Review of Psycho Girls

Psycho Girls (1986)
Lousy horror from Canada
17 March 2023
My review was written in June 1987 after watching the movie on MGM/UA video cassette.

"Psycho Girls" is a Toronto-made horror thriller that self-destructs. Shot at the end of 1984, it was released marginally last summer by Cannon and is now a home video title.

Pic begins quite promisingly with pulp detective story writer Richard Fotr (John Haslett Cuff) pounding away at his typewriter and narrating a tale with colorful quips like "What is money anyway, but paper with germs on it?". Unfortunately, the tall tale he relates soon switches from suspense to sadistic Grand Guignol horror of little interest.

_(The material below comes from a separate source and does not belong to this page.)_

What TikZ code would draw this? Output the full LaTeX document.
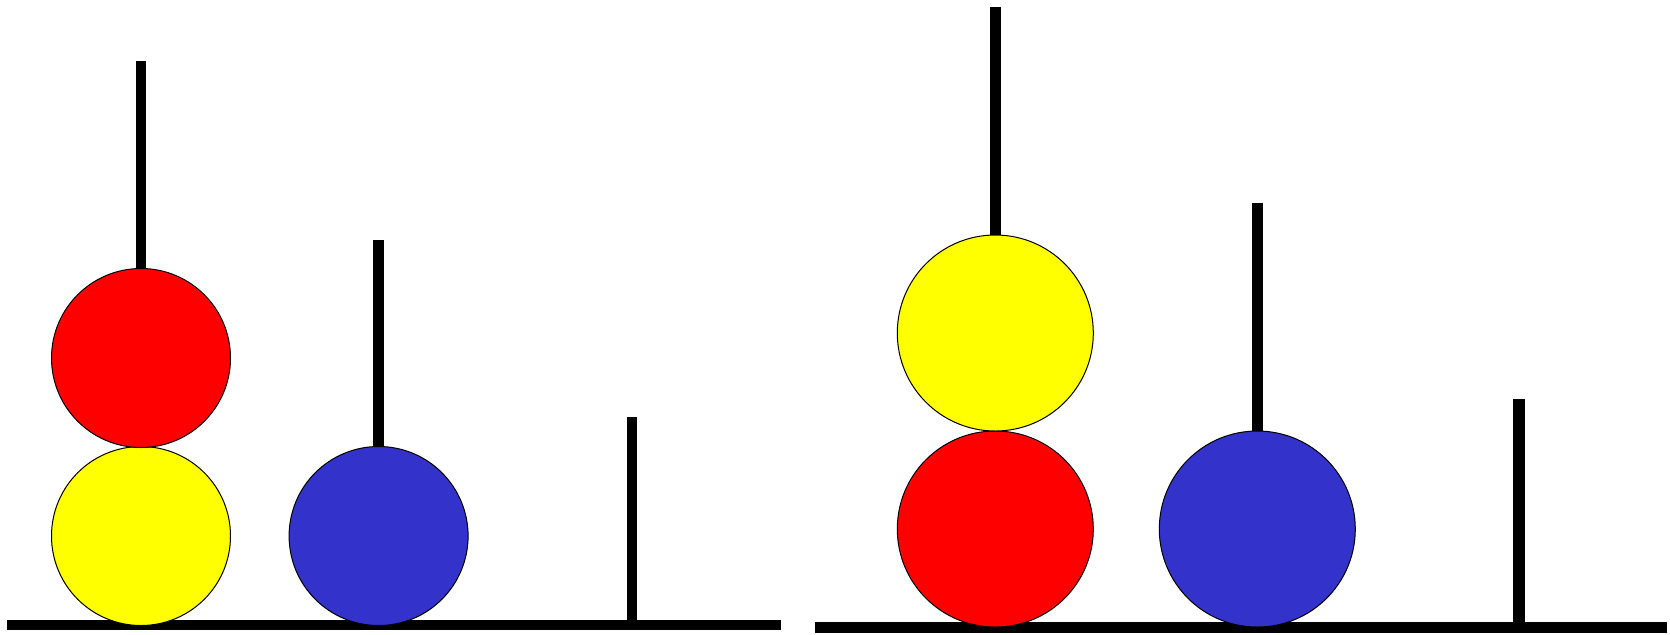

Tale begins in 1966 when young parents are murdered by their daughter Sarah with a poisoned meal on their anniversary. Fifteen years later Sarah's an inmate of Lakeview Asylum who escapes to revenge herself on older sister Victoria, who predictably was the real murderer though Sarah took the rap.

Victoria is working as Foster's cook, and Sarah shows up as her replacement after offing her sister. She drugs the food at an anniversary dinner party thrown by Foster and his wife Diana, and then, aided by two crazy henchmen, proceeds to torture and murder them one by one. Punchline of how the humble narrator/writer is mixed up in this mayhem is lifted from Billy Wilder's "Sunset Blvd.".

With the promised gore mainly occurring off-screen, the resulting film is neither fish nor fowl, with little to recommend it to that target gross-out audience. Pity that filmmaker Gerard Ciccoritti (who shows up on screen in a cameo looking a lot like Judd Nelson as a pizza delivery boy) couldn't have stuck to hard-boiled fiction with dialog to match.

Cast is weak, hampered by very artificial post-synched dialog (with other folks' voices in some cases, per the end credits).